Surabaya (ANTARA News) - Serikat Buruh Migran (SBMI) Jawa Timur merasa kecewa karena ST selaku Direktur Utama PT. SPJ, Jl. HRM. Mangundiprojo, Buduran, Sidoarjo yang mengerahkan enam TKI ke Macao justru bebas dari hukum dalam kasus "trafficking."

"Kami mengadukan kasus trafficking in person (perdagangan manusia) yang dialami enam TKI ke Unit PPA Polda dengan nomer LPB/238/ IV/2009/Biro Operasi tertanggal 24 April 2009," kata Ketua SBMI Jatim Moch. Cholily di Surabaya, Senin.

Namun, katanya, penyidik PPA yang ditunjuk yakni Habibah justru menetapkan orang lapangan sebagai tersangka dan menjadikan sebagai DPO (daftar pencarian orang).

"TS selaku Dirut PT. SPJ yang kami laporkan sebagai PPTKIS yang menerima, menampung, dan mengirim ke Macao jutsru tidak jelas status hukumnya atau bebas dari jerat hukum," katanya.

Setelah itu, katanya, SBMI Jatim mengadukan korban lainnya yang bukan enam korban itu ke PPA Polwiltabes Surabaya dan PPA Polwiltabes justru menetapkan Dirut PT. SPJ sebagai tersangka.

"Masalahnya, Habibah selaku penyidik PPA Polda Jatim justru menghubungi kawan-kawan korban agar berdamai dengan PT. SPJ dengan ganti rugi sebesar Rp25 juta per orang," katanya.

Hasilnya, korban dari Tulungagung bersedia menghadiri undangan Habibah ke Surabaya untuk "berdamai", sedangkan korban lain dari Banyuwangi dan Jember tetap konsisten.

"Karena itu, kami menyurati Polwiltabes Surabaya untuk mendesak mereka supaya melimpahkan kasus itu ke Kejari Surabaya guna segera disidangkan," katanya.

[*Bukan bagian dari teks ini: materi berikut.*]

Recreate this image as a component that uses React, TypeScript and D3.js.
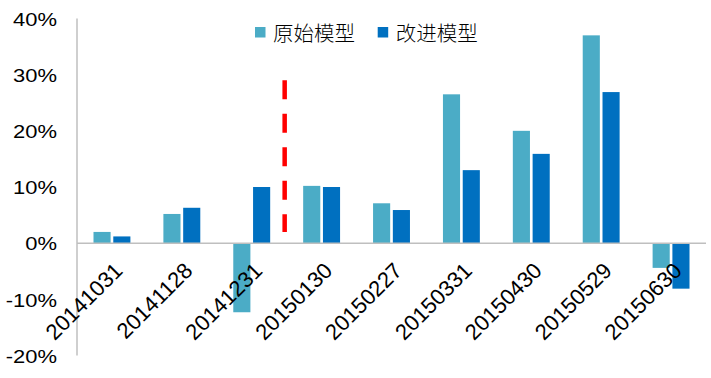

Surat itu ditembuskan kepada Kapolti, Kepala Divisi Propam Mabes Polri, Gugus Tugas Anti Trafiking di Jakarta, Komnas HAM, Komnas Perempuan, Kapolda Jatim, Direskrim Polda Jatim, dan Kabid Propam Polda Jatim.

Ke-enam korban yang mengadu ke Polwiltabes Surabaya adalah Lilik Jamiranti (Tulungagung), Yayuk Hafifah (Banyuwangi), Umi Roifatul Jannah (Jember), Imroatul Khasanah (Banyuwangi), Tumini (Banyuwangi), dan Muanisah Nurlaili (Banyuwangi).

Dalam catatan SBMI, 12 TKI yang kasusnya ditangani SBMI dipastikan menjadi korban "trafficking" di Macao dan dipekerjakan di panti pijat "plus" di Macao oleh Pelaksana Penempatan Tenaga Kerja Indonesia Swasta (PPTKIS) Sidoarjo milik ST.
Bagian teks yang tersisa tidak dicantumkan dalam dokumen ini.